--- START ---
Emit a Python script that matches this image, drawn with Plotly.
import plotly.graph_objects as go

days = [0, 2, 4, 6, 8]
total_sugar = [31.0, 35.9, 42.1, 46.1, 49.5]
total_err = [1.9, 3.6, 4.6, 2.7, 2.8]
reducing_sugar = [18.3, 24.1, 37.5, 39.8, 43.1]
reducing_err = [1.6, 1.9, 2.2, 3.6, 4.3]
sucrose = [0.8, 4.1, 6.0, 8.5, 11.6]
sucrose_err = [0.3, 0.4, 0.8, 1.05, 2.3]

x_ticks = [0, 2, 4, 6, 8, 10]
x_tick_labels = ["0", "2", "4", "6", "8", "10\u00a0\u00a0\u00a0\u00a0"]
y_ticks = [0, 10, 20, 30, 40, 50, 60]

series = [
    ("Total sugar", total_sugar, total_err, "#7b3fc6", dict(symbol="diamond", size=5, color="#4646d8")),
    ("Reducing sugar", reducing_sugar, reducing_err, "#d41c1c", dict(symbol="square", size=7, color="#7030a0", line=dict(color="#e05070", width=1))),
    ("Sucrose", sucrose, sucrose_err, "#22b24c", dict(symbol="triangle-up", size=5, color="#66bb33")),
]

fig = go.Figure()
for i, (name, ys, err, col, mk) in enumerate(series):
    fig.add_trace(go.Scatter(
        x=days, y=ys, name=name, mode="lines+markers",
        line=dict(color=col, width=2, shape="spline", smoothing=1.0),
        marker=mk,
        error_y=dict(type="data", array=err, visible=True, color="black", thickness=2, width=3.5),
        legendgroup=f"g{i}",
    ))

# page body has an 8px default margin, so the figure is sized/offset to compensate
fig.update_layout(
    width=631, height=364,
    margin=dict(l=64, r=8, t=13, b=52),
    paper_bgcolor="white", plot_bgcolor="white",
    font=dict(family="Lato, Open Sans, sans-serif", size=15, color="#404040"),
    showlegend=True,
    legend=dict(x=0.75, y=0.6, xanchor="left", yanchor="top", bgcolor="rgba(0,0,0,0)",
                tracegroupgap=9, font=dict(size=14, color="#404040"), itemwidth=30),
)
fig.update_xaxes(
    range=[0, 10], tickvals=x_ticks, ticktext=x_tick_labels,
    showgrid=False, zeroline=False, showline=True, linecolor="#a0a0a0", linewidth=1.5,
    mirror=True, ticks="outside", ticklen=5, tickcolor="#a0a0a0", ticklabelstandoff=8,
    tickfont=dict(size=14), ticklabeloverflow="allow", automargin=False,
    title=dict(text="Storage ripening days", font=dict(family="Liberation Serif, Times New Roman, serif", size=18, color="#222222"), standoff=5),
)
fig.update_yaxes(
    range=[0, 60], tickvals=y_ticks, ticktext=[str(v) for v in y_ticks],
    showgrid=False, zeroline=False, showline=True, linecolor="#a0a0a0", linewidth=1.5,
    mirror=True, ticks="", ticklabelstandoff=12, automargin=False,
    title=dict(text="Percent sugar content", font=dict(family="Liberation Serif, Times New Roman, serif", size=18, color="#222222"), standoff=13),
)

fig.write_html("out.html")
--- END ---
### Job
Extract the full listing above without alteration.

### Answer to the exercise
Emit a Python script that matches this image, drawn with Plotly.
import plotly.graph_objects as go

days = [0, 2, 4, 6, 8]
total_sugar = [31.0, 35.9, 42.1, 46.1, 49.5]
total_err = [1.9, 3.6, 4.6, 2.7, 2.8]
reducing_sugar = [18.3, 24.1, 37.5, 39.8, 43.1]
reducing_err = [1.6, 1.9, 2.2, 3.6, 4.3]
sucrose = [0.8, 4.1, 6.0, 8.5, 11.6]
sucrose_err = [0.3, 0.4, 0.8, 1.05, 2.3]

x_ticks = [0, 2, 4, 6, 8, 10]
x_tick_labels = ["0", "2", "4", "6", "8", "10\u00a0\u00a0\u00a0\u00a0"]
y_ticks = [0, 10, 20, 30, 40, 50, 60]

series = [
    ("Total sugar", total_sugar, total_err, "#7b3fc6", dict(symbol="diamond", size=5, color="#4646d8")),
    ("Reducing sugar", reducing_sugar, reducing_err, "#d41c1c", dict(symbol="square", size=7, color="#7030a0", line=dict(color="#e05070", width=1))),
    ("Sucrose", sucrose, sucrose_err, "#22b24c", dict(symbol="triangle-up", size=5, color="#66bb33")),
]

fig = go.Figure()
for i, (name, ys, err, col, mk) in enumerate(series):
    fig.add_trace(go.Scatter(
        x=days, y=ys, name=name, mode="lines+markers",
        line=dict(color=col, width=2, shape="spline", smoothing=1.0),
        marker=mk,
        error_y=dict(type="data", array=err, visible=True, color="black", thickness=2, width=3.5),
        legendgroup=f"g{i}",
    ))

# page body has an 8px default margin, so the figure is sized/offset to compensate
fig.update_layout(
    width=631, height=364,
    margin=dict(l=64, r=8, t=13, b=52),
    paper_bgcolor="white", plot_bgcolor="white",
    font=dict(family="Lato, Open Sans, sans-serif", size=15, color="#404040"),
    showlegend=True,
    legend=dict(x=0.75, y=0.6, xanchor="left", yanchor="top", bgcolor="rgba(0,0,0,0)",
                tracegroupgap=9, font=dict(size=14, color="#404040"), itemwidth=30),
)
fig.update_xaxes(
    range=[0, 10], tickvals=x_ticks, ticktext=x_tick_labels,
    showgrid=False, zeroline=False, showline=True, linecolor="#a0a0a0", linewidth=1.5,
    mirror=True, ticks="outside", ticklen=5, tickcolor="#a0a0a0", ticklabelstandoff=8,
    tickfont=dict(size=14), ticklabeloverflow="allow", automargin=False,
    title=dict(text="Storage ripening days", font=dict(family="Liberation Serif, Times New Roman, serif", size=18, color="#222222"), standoff=5),
)
fig.update_yaxes(
    range=[0, 60], tickvals=y_ticks, ticktext=[str(v) for v in y_ticks],
    showgrid=False, zeroline=False, showline=True, linecolor="#a0a0a0", linewidth=1.5,
    mirror=True, ticks="", ticklabelstandoff=12, automargin=False,
    title=dict(text="Percent sugar content", font=dict(family="Liberation Serif, Times New Roman, serif", size=18, color="#222222"), standoff=13),
)

fig.write_html("out.html")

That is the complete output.